Where are New Jersey wines going? I can tell you where I hope it goes. We have a little over 9 million people. I just read that New Jersey had one of the highest increases in population over the past year. Virginia has 8 million people and 200 wineries; we have 50.
We have as good or better conditions than Virginia, and we have Philadelphia and New York right here. I can't see it going anywhere but up, as long as people remain open-minded. Every article refers to the Sopranos or some negative thing about New Jersey. Let them do that, but also expose what is really going on.
We have a fantastic winemaker at Saddle Hill. Your winery, Bellview, does a great job, and there are others like Heritage, Sharrott, and Amalthea in the Outer Coastal Plain. But some New Jersey wineries are just putting grapes in a vat without a quality consciousness. That is what will pull us down.
Diversifying the Portfolio: Sweet vs. Dry Wines
I totally agree. There is a long-standing history of bringing in grapes from California for home winemaking. Now people are doing it because they can buy them cheaper and ship them across the state.
The other thing is that there is a clientele that still wants sweet wine. At Bellview, we have over 20 wines on the list, and a number of them are sweet because people still want them. They are made from native grapes and have a different flavor than a vinifera-based wine. We don't want to abandon our local clientele. If they want stuff with a 100-year history, we can still do that.
Hamilton is the blueberry capital, so the blueberry wine is pretty good. When I first got into this four years ago, I had never tasted fruit wine. It is an acquired taste.
When I sit with my winemaker to do the portfolio planning, I'll say I want 100 or 200 cases of something, and three months later, those cases are gone. We actually ran out of sweet wine recently. The only sweet wine we have left is our port style. We are getting reviews saying, "Don't go to Saddle Hill if you don't like dry wine."
We run into that too. There are a lot of younger people who like sweet wines, and then you have the older generations who grew up with things like Manischewitz or Catawba in the kitchen.
There are wineries in New Jersey that grow Concord grapes. Welch's got their start in Vineland, New Jersey, pasteurizing Concord grape juice. You can make a bottle of that wine for about $4 and retail it for $10.
Collaboration and Competition Among NJ Wineries
I want to touch on how competitive the different wineries in New Jersey are. It seems like you are all in this together. What winery owner starting a podcast would have one of his competitors on and promote his wine?

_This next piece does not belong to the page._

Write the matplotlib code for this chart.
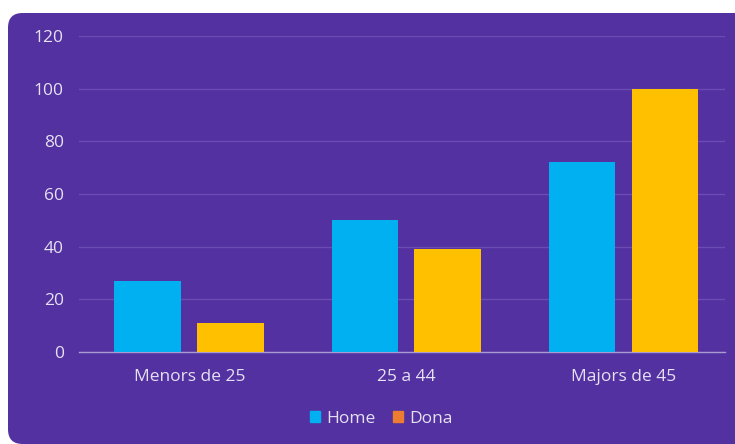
import matplotlib
matplotlib.use("Agg")
import matplotlib.pyplot as plt
from matplotlib.patches import FancyBboxPatch, Patch
import numpy as np

categories = ["Menors de 25", "25 a 44", "Majors de 45"]
home = [27, 50, 72]
dona = [11, 39, 100]
yticks = [0, 20, 40, 60, 80, 100, 120]

bg = "#5331A0"
txt = "#E6E1F3"
plt.rcParams['font.family'] = ['Open Sans', 'DejaVu Sans']

fig = plt.figure(figsize=(7.35, 4.44), dpi=100)
fig.patch.set_facecolor("white")
W, H = 735, 444
box = FancyBboxPatch((8 / W, 0.0), 1.2, (444 - 13) / H,
                     boxstyle="round,pad=0,rounding_size=0.02",
                     transform=fig.transFigure, facecolor=bg, edgecolor="none",
                     mutation_aspect=W / H, zorder=-10)
fig.patches.append(box)

ax = fig.add_axes([79 / W, (444 - 352) / H, (725 - 79) / W, (352 - 36) / H])
ax.set_facecolor("none")
x = np.arange(len(categories))
w = 0.307
ax.bar(x - 0.191, home, w, color="#00B0F0", zorder=3)
ax.bar(x + 0.191, dona, w, color="#FFC000", zorder=3)
ax.set_xlim(-0.508, 2.468)
ax.set_ylim(0, 120)
ax.set_yticks(yticks)
ax.yaxis.grid(True, color="#6A4DB3", linewidth=1, zorder=0)
for s in ["top", "right", "left"]:
    ax.spines[s].set_visible(False)
ax.spines["bottom"].set_color("#A99BD6")
ax.spines["bottom"].set_linewidth(1)
ax.tick_params(axis="both", length=0, colors=txt, labelsize=12.5)
ax.tick_params(axis="y", pad=11)
ax.tick_params(axis="x", pad=12)
ax.set_xticks(x)
ax.set_xticklabels(categories)

handles = [Patch(color="#00B0F0", label="Home"), Patch(color="#ED7D31", label="Dona")]
leg = fig.legend(handles=handles, loc="center", bbox_to_anchor=(381 / W, 1 - 419 / H),
                 ncol=2, frameon=False, fontsize=12.5, handlelength=0.6, handleheight=0.6,
                 handletextpad=0.35, columnspacing=1.0, labelcolor=txt)
fig.savefig("out.png", dpi=100, facecolor="white")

I think it benefits everybody. Here is where we compete: the person coming to Saddle Hill is probably not the same as someone going elsewhere, though real winery-goers want to try them all. The competition is really in selling to retail.
You go into these large liquor stores and they have a wall of New Jersey wines. I'll walk in and ask them to carry my wine, and they'll say they don't need another New Jersey wine. That is the competitive piece. But if a competitor is doing really well, it is good for us. I hope Bellview sells 25,000 cases a year because it trickles down to Saddle Hill.
It would be helpful if we had our wines in areas that aren't specifically designated as the "New Jersey wine" section. We do Cabernet Franc as well as anybody in the world. Why not put us with the other Cabernet Francs?
My winemaker and I created this magnificent painted bottle with a white horse on it because we are a horse farm on White Horse Road. Most of the 23 stores selling it today put that bottle in the regular sections, not just the New Jersey section. Whether it is a pretty bottle or not, you still have to have great juice.
Larry, I can't thank you enough for traveling all the way from West Palm Beach to drink some fantastic wine with us and share your story. We will have you back because we want to see where that goes with the Surgeon General and where the future of New Jersey wines continues to go.